Como se não bastasse, durante a ditadura militar chilena (1973-1990), o local abrigou também prisioneiros políticos e serviu como centro clandestino de torturas —38 ossadas surgiram no começo das investigações. Também foi usado para armazenar armas.
Após a redemocratização do Chile, Schäfer entrou na mira não apenas da Justiça do país, mas também da alemã. Ele, então, refugiou-se na Argentina, mas foi preso e condenado em 2005, apenas cinco anos antes de sua morte.
Muitos governos chilenos da era pós-ditadura não souberam bem o que fazer com esse legado. Até hoje, por exemplo, o local é habitado por ex-colonos que não tinham para onde ir e fundaram ali a Villa Baviera, um hotel e restaurante com direito a tours sinistros pelos túneis clandestinos, incluindo o que ligava o quarto de Schäfer ao dormitório infantil.
Na semana passada, o presidente Gabriel Boric resolveu colocar um ponto final na história.

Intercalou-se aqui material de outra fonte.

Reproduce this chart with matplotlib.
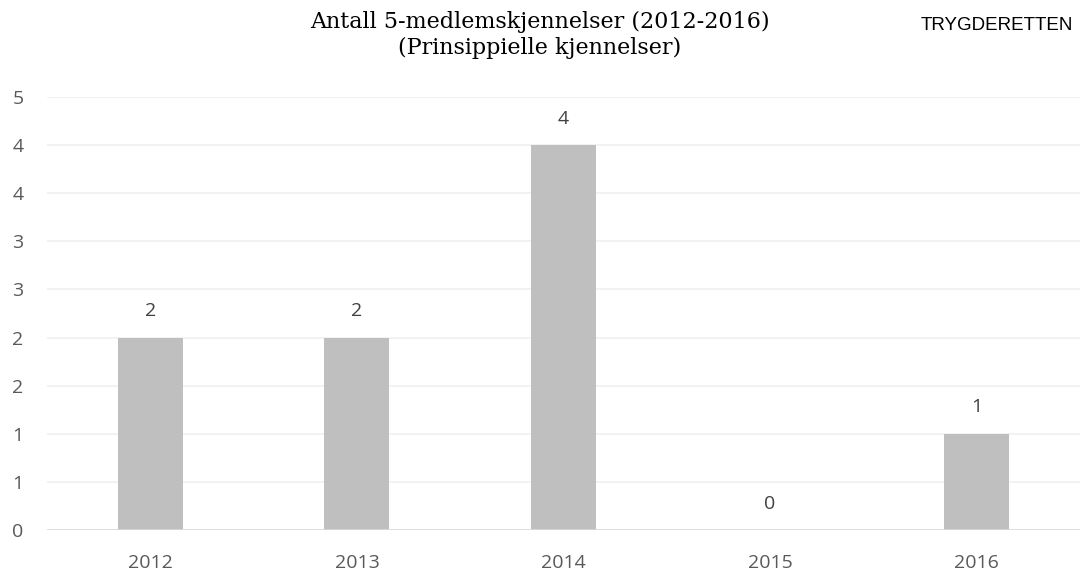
import matplotlib.pyplot as plt
from matplotlib.ticker import FuncFormatter
import numpy as np

years = ["2012", "2013", "2014", "2015", "2016"]
counts = [2, 2, 4, 0, 1]
y_ticks = [0, 0.5, 1, 1.5, 2, 2.5, 3, 3.5, 4, 4.5]

title = "Antall 5-medlemskjennelser (2012-2016)\n(Prinsippielle kjennelser)"
source = "TRYGDERETTEN"

plt.rcParams['font.family'] = ['Open Sans', 'DejaVu Sans']

fig = plt.figure(figsize=(10.8, 5.7), dpi=100)
ax = fig.add_axes([0.0435, 0.0702, 0.9565, 0.7596])

x = np.arange(len(years))
ax.bar(x, counts, width=0.314, color="#BFBFBF", zorder=3)

for xi, c in zip(x, counts):
    ax.annotate(str(c), (xi, c), xytext=(0, 19), textcoords="offset points",
                ha="center", va="center", fontsize=14, color="#404040")

ax.set_xlim(-0.5, len(years) - 0.5)
ax.set_ylim(0, 4.5)
ax.set_xticks(x, years)
ax.set_yticks(y_ticks)
# Excel style 0-decimal labels (round half up)
ax.yaxis.set_major_formatter(FuncFormatter(lambda v, p: str(int(np.floor(v + 0.5)))))
ax.grid(axis="y", color="#F0F0F0", linewidth=1.2, zorder=0)
ax.axhline(0, color="#D9D9D9", linewidth=1.2, zorder=4)
for s in ax.spines.values():
    s.set_visible(False)
ax.tick_params(length=0, labelsize=14, labelcolor="#595959")
ax.tick_params(axis="y", pad=25)
ax.tick_params(axis="x", pad=17)
for lbl in ax.get_yticklabels():
    lbl.set_horizontalalignment("left")

fig.text(0.5, 0.98, title, ha="center", va="top", fontsize=16,
         family="DejaVu Serif", color="#000000", linespacing=1.22)
fig.text(0.9935, 0.956, source, ha="right", va="center", fontsize=13.5,
         family="Liberation Sans", color="#000000")

fig.savefig("out.png", dpi=100)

A colônia será transformada em um centro de memória. A maioria dos ex-colonos hoje vive na Alemanha ou em outros locais do Chile. Também recentemente, o governo alemão decidiu reparar financeiramente as vítimas e familiares. Afinal, autoridades do país conheciam a procedência de Schäfer e permitiram que ele saísse do território.
É difícil que esse dinheiro baste para reparar o ocorrido. Conversar com um ex-colono, mesmo já adulto, como já me aconteceu, é como estar diante de uma criança inocente, analfabeta, sem recursos sociais para voltar ao mundo. Além do já proposto por Boric, valeria a pena criar também um centro de reabilitação para que eles possam voltar a viver em sociedade.